I Hope Like Heck: The Selected Poems of Sarah Palin
- The cover of I Hope Like Heck
- Author: Sarah Palin, Michael Solomon
- Language: English
- Genre: Light poetry
- Publisher: Byliner
- Publication date: June 21, 2011
- Publication place: United States
- Media type: E-book
- Pages: 64
- ISBN: 978-1-61452-009-2

= I Hope Like Heck =

I Hope Like Heck: The Selected Poems of Sarah Palin is a 2011 anthology of 50 found poems in emails by former Alaska governor Sarah Palin, edited by Michael Solomon. The 24,000 emails were released to the public on June 10, 2011; I Hope Like Heck was released 11 days later.

Jacob Weisberg, editor of Palinisms: The Accidental Wit and Wisdom of Sarah Palin, said of Solomon's book, "Not since Donald Rumsfeld's Pieces of Intelligence has an American politician arrived on the literary scene with such a stunningly unintentional poetic debut."

I Hope Like Heck was published by Byliner as a 64-page e-book, priced at US$1.99 for the Amazon Kindle, Barnes & Noble Nook, and mobile devices running the operating systems Android or iOS.

==Contents==
Solomon, an executive editor of Byliner, said he examined some of the released correspondence, and after some "literary sleuthing," he "discovered ... language that was clearly intended to be poetry."

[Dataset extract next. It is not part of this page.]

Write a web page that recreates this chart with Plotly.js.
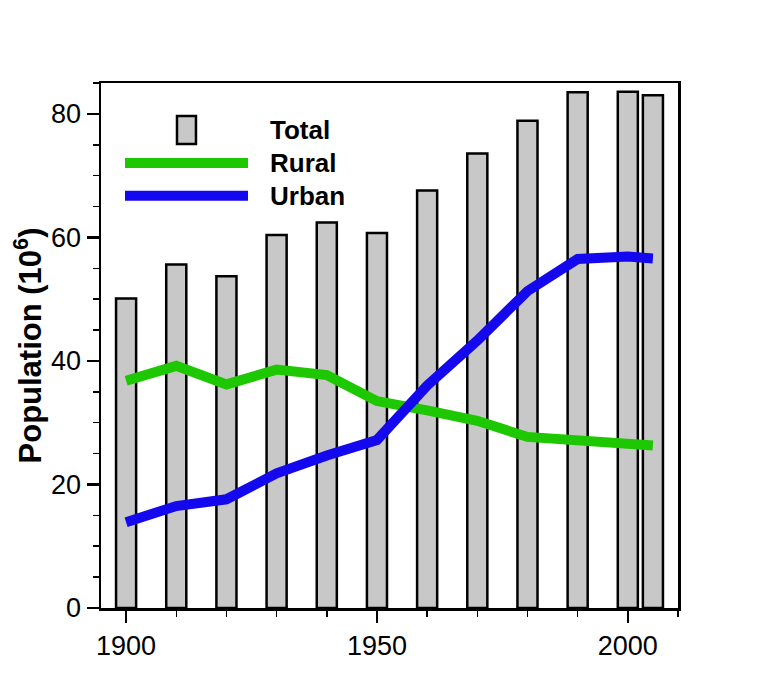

Solomon said that it took two days of reading the emails to create and compile the poems, some of which are titled, "The Truth About The Moose," "You Are All Amazing – Except Maybe for Bruce," and "Carpe Per Diem." He turned various sentences from the trove of emails into verses, forming the humorous and sometimes absurd poems.

The title for I Hope Like Heck originated from an email regarding the proposed Gravina Island Bridge, funding for which Palin hoped would be allocated by the Alaska State Legislature. The poem reads: "When asked about the Gravina Bridge / I hope like heck / Lawmakers are smart enough / To chop that out / Of the state budget / So I don't have to."

Calling Palin "Alaska's comedic bard," Solomon's introduction states: "Verse, like America, yearns to be free. Few 21st-century poets understand this better than Sarah Palin. Not since Walt Whitman first heard America singing has a writer captured the hopes and dreams of her people so effortlessly – and with so many gerunds." Subjects of the poems include moose hunting, beauty contests, Alaska politics, and tanning beds.